La lenteur des Régions à s’apercevoir de la vulnérabilité des maisons de repos était-elle due à de l’inexpérience ou au manque de moyens de protection et de testing dont la responsabilité est passée de main en main ? Pourquoi certaines maisons de repos connectées à un hôpital ont-elles mieux préservé la vie de leurs résidents que d’autres institutions amenées bien malgré elles à dispenser des soins hospitaliers ? L’idée d’un continuum des soins est dans l’air, avec des passerelles bien plus nombreuses entre les institutions.  » Les collaborations doivent être recherchées et appréciées, avertit Vic De Corte, mais l’expérience nous a appris que les mariages d’amour tenaient mieux que les mariages de raison. Cela doit se faire étape par étape. « 

La préparation aux pandémies

La menace épidémique est là pour longtemps. Les hôpitaux l’ont intégrée dans leurs procédures et aménagements. Dans une note du 18 mai adressée aux autorités, Yves Smeets, directeur général de Santhea, la fédération patronale d’institutions de soins de santé wallonnes et bruxelloises du secteur public, esquisse un plan de bataille en prévision d’une possible future offensive épidémique. Pour Jean Hermesse (MC), faire renaître la confiance et relancer la vie économique et sociale qui a tellement manqué à la population nécessite d’investir dans une structure de protection sanitaire forte, aussi forte que la protection sociale ou la sécurité, et qui serait chargée du dépistage massif, du matériel de protection pour les soignants et la population, du testing, du traçage et de la vaccination.  » Il faut allouer 2 à 3 % du budget de la santé, c’est-à-dire 500 à 700 millions d’euros, à notre politique de santé publique, déclare-t-il. Cet investissement ne doit pas être considéré comme un coût, mais comme la condition du non-arrêt de l’économie.  »

Un dispositif en dix points

Comment se préparer aux pandémies ? Les propositions de Santhea (fédération patronale d’institutions de soins de santé wallonnes et bruxelloises du secteur public).

1. A côté des plans d’urgence hospitaliers, il faut mettre en place des plans hospitaliers de gestion de pandémie pour la montée en puissance instantanée des unités spécifiques, la gestion de crise en matière de flux, d’accueil, de tri et d’isolement de patients ; la réquisition du personnel médical et soignant, la constitution de stocks stratégiques, etc.

2. Les règles du 112 ne sont pas appropriées pour réguler efficacement les flux d’hospitalisation.
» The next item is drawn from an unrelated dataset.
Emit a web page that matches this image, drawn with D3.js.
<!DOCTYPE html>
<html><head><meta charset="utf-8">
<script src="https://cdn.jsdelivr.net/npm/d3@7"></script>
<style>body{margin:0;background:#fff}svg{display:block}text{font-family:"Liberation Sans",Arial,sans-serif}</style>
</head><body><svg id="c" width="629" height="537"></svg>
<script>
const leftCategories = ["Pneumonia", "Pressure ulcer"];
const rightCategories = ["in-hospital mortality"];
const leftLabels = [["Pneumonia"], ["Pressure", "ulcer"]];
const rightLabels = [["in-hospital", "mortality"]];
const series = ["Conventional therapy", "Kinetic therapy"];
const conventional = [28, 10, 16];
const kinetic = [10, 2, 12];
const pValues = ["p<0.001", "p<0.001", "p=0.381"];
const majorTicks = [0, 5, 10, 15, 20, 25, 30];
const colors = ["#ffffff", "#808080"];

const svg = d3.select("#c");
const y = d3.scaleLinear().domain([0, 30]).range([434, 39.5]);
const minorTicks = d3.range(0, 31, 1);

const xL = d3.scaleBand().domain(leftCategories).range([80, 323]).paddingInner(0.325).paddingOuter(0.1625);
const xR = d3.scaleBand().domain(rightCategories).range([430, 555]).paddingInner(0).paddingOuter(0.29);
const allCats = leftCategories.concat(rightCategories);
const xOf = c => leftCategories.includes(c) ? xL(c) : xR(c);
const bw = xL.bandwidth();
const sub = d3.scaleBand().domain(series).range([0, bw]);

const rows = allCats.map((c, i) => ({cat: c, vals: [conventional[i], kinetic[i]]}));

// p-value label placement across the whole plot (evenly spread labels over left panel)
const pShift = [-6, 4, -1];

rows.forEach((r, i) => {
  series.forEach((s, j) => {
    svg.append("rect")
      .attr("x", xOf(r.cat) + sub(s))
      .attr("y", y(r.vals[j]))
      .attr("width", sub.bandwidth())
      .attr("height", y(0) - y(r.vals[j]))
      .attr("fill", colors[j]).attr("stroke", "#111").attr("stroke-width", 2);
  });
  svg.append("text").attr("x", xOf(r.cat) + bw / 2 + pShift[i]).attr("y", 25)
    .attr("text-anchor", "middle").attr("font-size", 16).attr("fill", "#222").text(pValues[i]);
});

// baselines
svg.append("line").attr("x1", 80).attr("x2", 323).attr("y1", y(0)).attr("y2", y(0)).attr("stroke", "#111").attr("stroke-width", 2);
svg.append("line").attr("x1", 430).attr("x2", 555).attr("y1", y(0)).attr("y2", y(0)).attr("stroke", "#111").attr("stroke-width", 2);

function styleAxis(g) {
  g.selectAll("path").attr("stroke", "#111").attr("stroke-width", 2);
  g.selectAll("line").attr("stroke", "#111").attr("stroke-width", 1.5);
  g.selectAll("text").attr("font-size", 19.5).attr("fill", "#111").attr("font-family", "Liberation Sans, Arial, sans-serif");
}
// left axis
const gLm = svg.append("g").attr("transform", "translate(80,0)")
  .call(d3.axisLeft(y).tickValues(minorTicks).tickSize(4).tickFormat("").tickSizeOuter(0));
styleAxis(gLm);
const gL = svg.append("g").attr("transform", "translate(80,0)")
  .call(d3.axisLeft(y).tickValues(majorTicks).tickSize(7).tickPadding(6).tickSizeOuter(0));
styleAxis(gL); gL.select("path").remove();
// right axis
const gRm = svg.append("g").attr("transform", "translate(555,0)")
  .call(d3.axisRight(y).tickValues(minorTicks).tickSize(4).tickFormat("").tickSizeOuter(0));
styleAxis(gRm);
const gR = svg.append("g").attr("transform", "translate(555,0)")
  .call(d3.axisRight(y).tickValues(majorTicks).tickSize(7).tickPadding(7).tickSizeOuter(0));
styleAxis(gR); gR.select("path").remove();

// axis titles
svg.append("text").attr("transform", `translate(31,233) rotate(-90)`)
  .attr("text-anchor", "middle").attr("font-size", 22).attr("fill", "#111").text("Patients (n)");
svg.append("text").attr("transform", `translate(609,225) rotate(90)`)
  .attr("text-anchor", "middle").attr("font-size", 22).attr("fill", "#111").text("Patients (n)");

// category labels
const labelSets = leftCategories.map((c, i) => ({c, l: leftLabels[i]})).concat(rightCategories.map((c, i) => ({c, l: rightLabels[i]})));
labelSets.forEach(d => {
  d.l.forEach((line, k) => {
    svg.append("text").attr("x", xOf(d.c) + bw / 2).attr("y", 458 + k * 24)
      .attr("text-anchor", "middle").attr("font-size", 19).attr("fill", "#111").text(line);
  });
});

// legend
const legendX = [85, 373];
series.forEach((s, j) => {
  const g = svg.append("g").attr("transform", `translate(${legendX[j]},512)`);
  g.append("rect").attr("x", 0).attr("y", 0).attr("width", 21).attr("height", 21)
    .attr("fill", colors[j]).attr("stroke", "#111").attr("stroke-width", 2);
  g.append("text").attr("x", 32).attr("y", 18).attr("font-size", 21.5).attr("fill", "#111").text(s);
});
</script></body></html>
Il ne sert à rien d’amener des patients dans un hôpital jusqu’à le saturer, alors que d’autres hôpitaux n’ont que peu de patients.

3. Il faut créer un programme de soins  » maladie infectieuse émergente  » au sein des hôpitaux. Ces secteurs isolés devraient comprendre, une unité standard de médecine (par exemple 20 lits), une unité de réadaptation (par exemple 10 lits) ainsi qu’une unité (par exemple 6 lits) convertible en unité soins intensifs pour permettre la prise en charge de malades ventilés. Ce secteur pourrait être utilisé en période non épidémique comme unité de réadaptation cardiorespiratoire.

4. La Belgique devrait se doter d’une capacité d’hôpitaux de campagne pour faire face au débordement éventuel des structures hospitalières classiques, en collaboration avec la Défense.

5. L’Etat fédéral est chargé des stocks d’équipements de protection individuelle pour la population et les acteurs de santé.

6. Les systèmes informatiques doivent être adaptés à la gestion de crise et à la communication entre tous les acteurs, y compris la première ligne, les maisons de repos, les soins à domicile, etc.

7. A chaque niveau de pouvoir et dans les hôpitaux, il faut une structure de commandement adaptée ; au niveau fédéral, un commissaire royal ayant autorité sur tous les départements concernés par la crise ; et, par rapport aux entités fédérées, une hiérarchisation décisionnelle.

8. Création d’un fonds spécial  » Pandémie « .

9. Elaboration d’un plan d’urgence pandémie fédéral, actualisé en fonction des avancées scientifiques et comprenant un volet d’information voire de formation de la population.

10. Respect des principes généraux en temps de crise : confiance, équité, solidarité, transparence.